Problem: In the listing that follows, retype every line from the first through the one containing "0.00026, 0.00026, 0.00026, 0.00026, 0.00026, 0.00026]". Pictures are to be left out.
-------
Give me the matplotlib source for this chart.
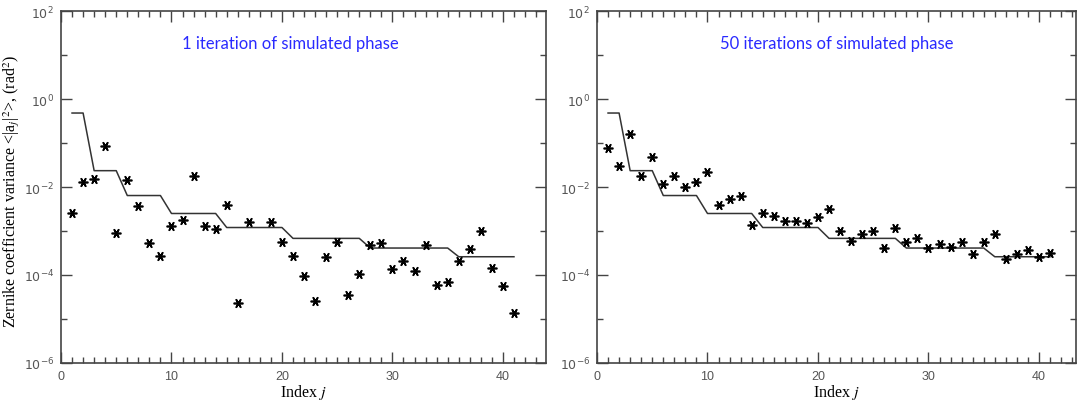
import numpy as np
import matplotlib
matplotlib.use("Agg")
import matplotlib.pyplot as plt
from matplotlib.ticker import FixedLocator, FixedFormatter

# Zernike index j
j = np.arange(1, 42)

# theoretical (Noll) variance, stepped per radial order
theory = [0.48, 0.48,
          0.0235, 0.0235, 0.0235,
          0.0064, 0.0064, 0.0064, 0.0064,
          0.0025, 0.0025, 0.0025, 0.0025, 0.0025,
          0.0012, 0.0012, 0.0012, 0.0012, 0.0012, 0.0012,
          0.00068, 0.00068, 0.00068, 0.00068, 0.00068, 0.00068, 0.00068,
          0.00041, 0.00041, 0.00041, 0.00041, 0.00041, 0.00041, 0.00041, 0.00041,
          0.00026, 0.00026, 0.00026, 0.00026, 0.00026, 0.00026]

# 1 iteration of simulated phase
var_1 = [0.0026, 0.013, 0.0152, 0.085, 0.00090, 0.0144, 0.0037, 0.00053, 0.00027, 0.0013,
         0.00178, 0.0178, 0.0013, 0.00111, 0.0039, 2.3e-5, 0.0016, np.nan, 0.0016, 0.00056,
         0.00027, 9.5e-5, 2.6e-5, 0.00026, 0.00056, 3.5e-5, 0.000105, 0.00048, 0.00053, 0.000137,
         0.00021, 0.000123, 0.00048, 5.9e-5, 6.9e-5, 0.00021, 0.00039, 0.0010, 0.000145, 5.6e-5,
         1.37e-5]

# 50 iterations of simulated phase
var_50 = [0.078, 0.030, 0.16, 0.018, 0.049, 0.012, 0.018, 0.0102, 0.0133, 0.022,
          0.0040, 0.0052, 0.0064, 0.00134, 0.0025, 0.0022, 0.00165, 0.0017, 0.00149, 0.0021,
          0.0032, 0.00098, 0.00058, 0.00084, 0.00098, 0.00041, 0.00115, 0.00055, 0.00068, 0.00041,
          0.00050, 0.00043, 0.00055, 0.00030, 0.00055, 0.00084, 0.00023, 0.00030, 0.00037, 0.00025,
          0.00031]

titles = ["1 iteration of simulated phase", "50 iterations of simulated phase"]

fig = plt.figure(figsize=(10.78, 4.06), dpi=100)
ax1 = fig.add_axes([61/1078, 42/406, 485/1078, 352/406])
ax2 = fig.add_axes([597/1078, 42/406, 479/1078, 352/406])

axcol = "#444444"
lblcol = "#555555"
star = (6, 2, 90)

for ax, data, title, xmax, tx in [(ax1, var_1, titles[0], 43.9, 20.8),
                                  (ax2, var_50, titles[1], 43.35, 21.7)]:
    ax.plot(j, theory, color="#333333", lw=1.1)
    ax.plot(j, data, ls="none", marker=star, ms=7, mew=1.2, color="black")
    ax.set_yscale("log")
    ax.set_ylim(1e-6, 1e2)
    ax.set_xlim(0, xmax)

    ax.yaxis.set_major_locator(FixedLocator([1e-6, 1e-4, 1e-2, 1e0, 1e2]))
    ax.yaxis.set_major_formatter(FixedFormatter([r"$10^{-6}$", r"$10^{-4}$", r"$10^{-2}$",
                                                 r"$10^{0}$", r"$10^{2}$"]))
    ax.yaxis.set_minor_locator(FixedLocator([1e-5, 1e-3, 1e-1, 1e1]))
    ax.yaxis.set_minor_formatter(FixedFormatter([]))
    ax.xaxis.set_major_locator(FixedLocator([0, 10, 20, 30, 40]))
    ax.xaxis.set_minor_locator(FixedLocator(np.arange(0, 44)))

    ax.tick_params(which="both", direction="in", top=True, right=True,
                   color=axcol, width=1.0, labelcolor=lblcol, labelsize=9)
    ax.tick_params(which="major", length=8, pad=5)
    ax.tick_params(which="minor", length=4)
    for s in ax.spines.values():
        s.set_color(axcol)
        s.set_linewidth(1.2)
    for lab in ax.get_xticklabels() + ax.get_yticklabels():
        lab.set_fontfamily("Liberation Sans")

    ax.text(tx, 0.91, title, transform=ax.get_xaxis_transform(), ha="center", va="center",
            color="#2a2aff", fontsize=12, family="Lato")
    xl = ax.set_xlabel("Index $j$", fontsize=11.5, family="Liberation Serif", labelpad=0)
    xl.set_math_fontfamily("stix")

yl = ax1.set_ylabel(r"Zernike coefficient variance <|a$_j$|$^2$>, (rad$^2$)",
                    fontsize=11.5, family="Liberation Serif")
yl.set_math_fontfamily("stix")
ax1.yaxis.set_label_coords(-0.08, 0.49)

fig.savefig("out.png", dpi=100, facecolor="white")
-------
Answer to the problem:
Give me the matplotlib source for this chart.
import numpy as np
import matplotlib
matplotlib.use("Agg")
import matplotlib.pyplot as plt
from matplotlib.ticker import FixedLocator, FixedFormatter

# Zernike index j
j = np.arange(1, 42)

# theoretical (Noll) variance, stepped per radial order
theory = [0.48, 0.48,
          0.0235, 0.0235, 0.0235,
          0.0064, 0.0064, 0.0064, 0.0064,
          0.0025, 0.0025, 0.0025, 0.0025, 0.0025,
          0.0012, 0.0012, 0.0012, 0.0012, 0.0012, 0.0012,
          0.00068, 0.00068, 0.00068, 0.00068, 0.00068, 0.00068, 0.00068,
          0.00041, 0.00041, 0.00041, 0.00041, 0.00041, 0.00041, 0.00041, 0.00041,
          0.00026, 0.00026, 0.00026, 0.00026, 0.00026, 0.00026]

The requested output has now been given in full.